Locals are continuing to be priced out of the rental market, opting to move in with relatives or get roommates.
REIQ CEO Antonia Mercorella says the movement over the quarter shows we are crawling towards healthier rates across most of the state.
“We’re starting to see some early signs of the rental market starting to soften just ever so slightly, with vacancy rates showing small increases in the majority of regions,” Ms Mercorella says.
“It was too early to call in the March quarter, which also saw a slight lift, but now with back-to-back, quarter on quarter improvement, we can see some promising green shoots.
“There is still a long way to go for Queensland’s rental market to reach healthy rates, but these results are a step in the right direction with a little more movement and increasing opportunity and choice for renters wanting to get into the market.

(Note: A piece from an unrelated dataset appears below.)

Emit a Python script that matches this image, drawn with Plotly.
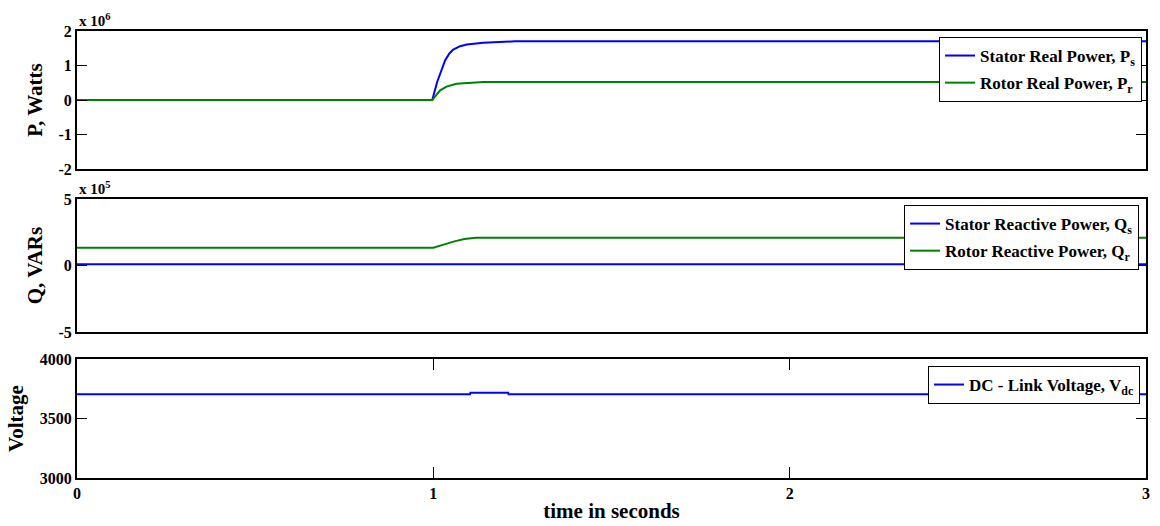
import plotly.graph_objects as go

# ---- data ----
t_ps = [0.0, 0.997, 1.011, 1.025, 1.033, 1.045, 1.056, 1.075, 1.094, 1.14, 1.229, 3.0]
ps   = [0.0, 0.0,   0.53,  0.96,  1.15,  1.35,  1.46,  1.56,  1.61,  1.66, 1.70,  1.70]   # x 1e6 W

t_pr = [0.0, 0.997, 1.019, 1.037, 1.065, 1.10, 1.14, 3.0]
pr   = [0.0, 0.0,   0.28,  0.39,  0.47,  0.50, 0.52, 0.52]                               # x 1e6 W

t_qs = [0.0, 3.0]
qs   = [0.1, 0.1]                                                                        # x 1e5 VAR

t_qr = [0.0, 1.0, 1.031, 1.059, 1.087, 1.12, 3.0]
qr   = [1.34, 1.34, 1.59, 1.82, 1.99, 2.09, 2.09]                                        # x 1e5 VAR

t_vdc = [0.0, 1.103, 1.104, 1.21, 1.211, 3.0]
vdc   = [3705, 3705, 3716, 3716, 3705, 3705]

x_ticks = [0, 1, 2, 3]
x_ticktext = ["0", "1", "2", "3"]
p_ticks = [-2, -1, 0, 1, 2]
p_ticktext = ["-2", "-1", "0", "1", "2"]
q_ticks = [-5, 0, 5]
q_ticktext = ["-5", "0", "5"]
v_ticks = [3000, 3500, 4000]
v_ticktext = ["3000", "3500", "4000"]

BLUE = "#0000FF"
GREEN = "#008000"
FONT = "Liberation Serif"

fig = go.Figure()

fig.add_trace(go.Scatter(x=t_ps, y=ps, mode="lines", line=dict(color=BLUE, width=2),
                         name="<b>Stator Real Power, P<sub>s</sub></b>",
                         xaxis="x", yaxis="y", legend="legend", legendgroup="a"))
fig.add_trace(go.Scatter(x=t_pr, y=pr, mode="lines", line=dict(color=GREEN, width=2),
                         name="<b>Rotor Real Power, P<sub>r</sub></b>",
                         xaxis="x", yaxis="y", legend="legend", legendgroup="b"))
fig.add_trace(go.Scatter(x=t_qs, y=qs, mode="lines", line=dict(color=BLUE, width=2),
                         name="<b>Stator Reactive Power, Q<sub>s</sub></b>",
                         xaxis="x2", yaxis="y2", legend="legend2", legendgroup="c"))
fig.add_trace(go.Scatter(x=t_qr, y=qr, mode="lines", line=dict(color=GREEN, width=2),
                         name="<b>Rotor Reactive Power, Q<sub>r</sub></b>",
                         xaxis="x2", yaxis="y2", legend="legend2", legendgroup="d"))
fig.add_trace(go.Scatter(x=t_vdc, y=vdc, mode="lines", line=dict(color=BLUE, width=2),
                         name="<b>DC - Link Voltage, V<sub>dc</sub></b>",
                         xaxis="x3", yaxis="y3", legend="legend3", legendgroup="e"))

tickfont = dict(family=FONT, size=16, color="black", weight="bold")
titlefont = dict(family=FONT, size=21, color="black", weight="bold")

def xax(show_labels, domain_anchor):
    return dict(domain=[0, 1], range=[0, 3], anchor=domain_anchor,
                tickvals=x_ticks if show_labels else [],
                ticktext=x_ticktext if show_labels else [],
                showticklabels=show_labels,
                ticks="inside" if show_labels else "", ticklen=11, tickcolor="black",
                showline=True, linecolor="black", linewidth=2,
                mirror="ticks" if show_labels else True,
                showgrid=False, zeroline=False, tickfont=tickfont, automargin=False)

def yax(rng, ticks, ticktext, title, domain, anchor):
    return dict(domain=domain, range=rng, anchor=anchor, tickvals=ticks, ticktext=ticktext,
                ticks="inside", ticklen=10, tickcolor="black",
                showline=True, linecolor="black", linewidth=2, mirror="ticks",
                showgrid=False, zeroline=False, tickfont=tickfont, automargin=False,
                title=dict(text=title, font=titlefont, standoff=10))

xa3 = xax(True, "y3")
xa3["title"] = dict(text="time in seconds", font=titlefont, standoff=2)

leg_common = dict(bgcolor="white", bordercolor="black", borderwidth=1,
                  xanchor="right", yanchor="top", tracegroupgap=2,
                  font=dict(family=FONT, size=17, color="black"))

fig.update_layout(
    width=1160, height=526,
    margin=dict(l=77, r=14, t=31, b=48, autoexpand=False),
    paper_bgcolor="white", plot_bgcolor="white",
    showlegend=True,
    xaxis=xax(False, "y"),
    xaxis2=xax(False, "y2"),
    xaxis3=xa3,
    yaxis=yax([-2, 2], p_ticks, p_ticktext, "P, Watts", [0.691, 1.0], "x"),
    yaxis2=yax([-5, 5], q_ticks, q_ticktext, "Q, VARs", [0.3266, 0.624], "x2"),
    yaxis3=yax([3000, 4000], v_ticks, v_ticktext, "Voltage", [0.0, 0.266], "x3"),
    legend=dict(x=0.9963, y=0.9866, **leg_common),
    legend2=dict(x=0.9935, y=0.6107, **leg_common),
    legend3=dict(x=0.9944, y=0.2506, **leg_common),
    annotations=[
        dict(text="<b>x 10<sup>6</sup></b>", xref="paper", yref="paper", x=0.0, y=1.0,
             xanchor="left", yanchor="bottom", showarrow=False, yshift=0,
             font=dict(family=FONT, size=15, color="black")),
        dict(text="<b>x 10<sup>5</sup></b>", xref="paper", yref="paper", x=0.0, y=0.624,
             xanchor="left", yanchor="bottom", showarrow=False, yshift=0,
             font=dict(family=FONT, size=15, color="black")),
    ],
)

fig.write_html("out.html", config={"displayModeBar": False},
               post_script="document.body.style.margin='0';")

“This is consistent with what real estate agents on the ground are telling us. They say there’s more rental housing stock freeing up, particularly in higher price point suburbs which have probably hit the peak of rent increases.
“Necessity is the mother of invention, and because people have been unable to find the type of rental property they are looking for, in the area they’re looking for, and something that works within their budget restraints, they are thinking outside of the box, adapting, and finding alternative solutions.
“These alternative arrangements include moving back in with parents where possible, moving in with other tenants in a co-tenancy instead of sole tenancy, and looking for units or townhouses instead of a freestanding home, or casting their net wider by looking at nearby localities with greater supply.”